Nein, die Geschichte des Kastells von Kellmünz muss der Landkreis jetzt nicht neu schreiben. Aber eine digitale Rekonstruktion, die das Fort so zeigt, wie es ausgesehen haben könnte, wird nun auf den neusten Stand gebracht. Und es ist wie fast immer in der Forschung: „Neue Ergebnisse werfen neue Fragen auf“, sagt Reuter. Dabei geht es um eine Abwägung: Drängen sich aus diesen Ergebnissen neue, besonders wichtige Fragen auf, könnten neue Ausgrabungen Klarheit schaffen. „Befunde werden erst lebendig durch die Haptik, das Materielle und Greifbare“, findet der Kreisarchäologe. Aber es gibt Interessenkonflikte zwischen Forschung und
Bodendenkmalpflege: So eine Grabung kann historische Strukturen auch gefährden und verletzen.

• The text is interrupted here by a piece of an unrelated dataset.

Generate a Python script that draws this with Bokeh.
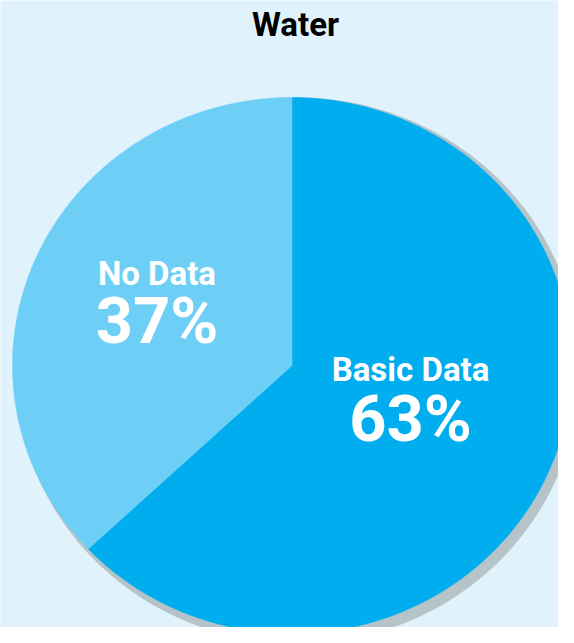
import numpy as np
from bokeh.plotting import figure
from bokeh.models import Range1d, ColumnDataSource
from bokeh.core.properties import value
from bokeh.embed import file_html
from bokeh.resources import INLINE

# ---- data ----
title_text = "Water"
categories = ["Basic Data", "No Data"]
values = [63, 37]
slice_colors = ["#00aeef", "#6dcff6"]

# ---- layout / style ----
BG = "#e0f2fc"
SHADOW = "#b6c4ca"
CX, CY, RX, RY = 291.5, 365.0, 279.5, 268.0
FONT = value("Roboto")

W, H = 558, 627
p = figure(width=W, height=H, output_backend="svg", toolbar_location=None,
           x_range=Range1d(0, W), y_range=Range1d(H, 0),
           min_border=0)
p.axis.visible = False
p.grid.visible = False
p.outline_line_color = None
p.background_fill_color = BG
p.border_fill_color = BG

# shadow (slightly larger, offset ellipse)
t = np.linspace(0, 2 * np.pi, 400)
p.patch(297 + 282 * np.sin(t), 370 - 273 * np.cos(t), fill_color=SHADOW, line_color=None)

# pie slices as elliptical wedges, clockwise from 12 o'clock
total = float(sum(values))
xs, ys = [], []
start = 0.0
for v in values:
    end = start + v / total * 2 * np.pi
    a = np.linspace(start, end, 300)
    xs.append(np.concatenate([[CX], CX + RX * np.sin(a)]).tolist())
    ys.append(np.concatenate([[CY], CY - RY * np.cos(a)]).tolist())
    start = end
src = ColumnDataSource(dict(xs=xs, ys=ys, color=slice_colors, cat=categories))
p.patches("xs", "ys", source=src, fill_color="color", line_color="color", line_width=0.5)

# title
p.text(x=[295], y=[24], text=[title_text], text_font=FONT, text_font_style="bold",
       text_font_size="33px", text_align="center", text_baseline="alphabetic",
       text_color="#000000")

# labels (name + percentage)
label_pos = {"Basic Data": (410, 369, 418), "No Data": (156.5, 273, 320)}
for cat, v in zip(categories, values):
    lx, ly1, ly2 = label_pos[cat]
    p.text(x=[lx], y=[ly1], text=[cat], text_font=FONT, text_font_style="bold",
           text_font_size="33px", text_align="center", text_baseline="alphabetic",
           text_color="white")
    p.text(x=[lx], y=[ly2], text=[f"{v}%"], text_font=FONT, text_font_style="bold",
           text_font_size="65px", text_align="center", text_baseline="alphabetic",
           text_color="white")

open("out.html", "w").write(file_html(p, INLINE))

Ob in Kellmünz wieder die Schaufeln ausgepackt werden, ist noch unklar. Erst einmal wird der Landkreis sein neues archäologisches Museum aufbauen. All die neuen Erkenntnisse möchte Franziska Honer, Leiterin der Landkreismuseen auch im neuen Haus am Fundort präsentieren. Dafür muss sie nun den Platzbedarf ermitteln, klare Themen und Formate entwickeln – und auch Fördergelder organisieren.
Auch Landrat Thorsten Freudenberger (CSU) verfolgt die Forschung in Kellmünz. Seit 2008 sucht sein Kreis nach einem neuen Standort für ein Archäologie-museum. Jetzt sagt der Landrat: „Was lange wehrt, ist auf dem richtigen Weg.“Für Stefan Reuter ist klar: Das neue Museum soll erfahrbar machen, wie Archäologie funktioniert – und was sie zu erzählen hat. Diese Forschung bringe Geschichten zutage, die von Gemeinschaft und Identität, Gesellschaft und Migration erzählen.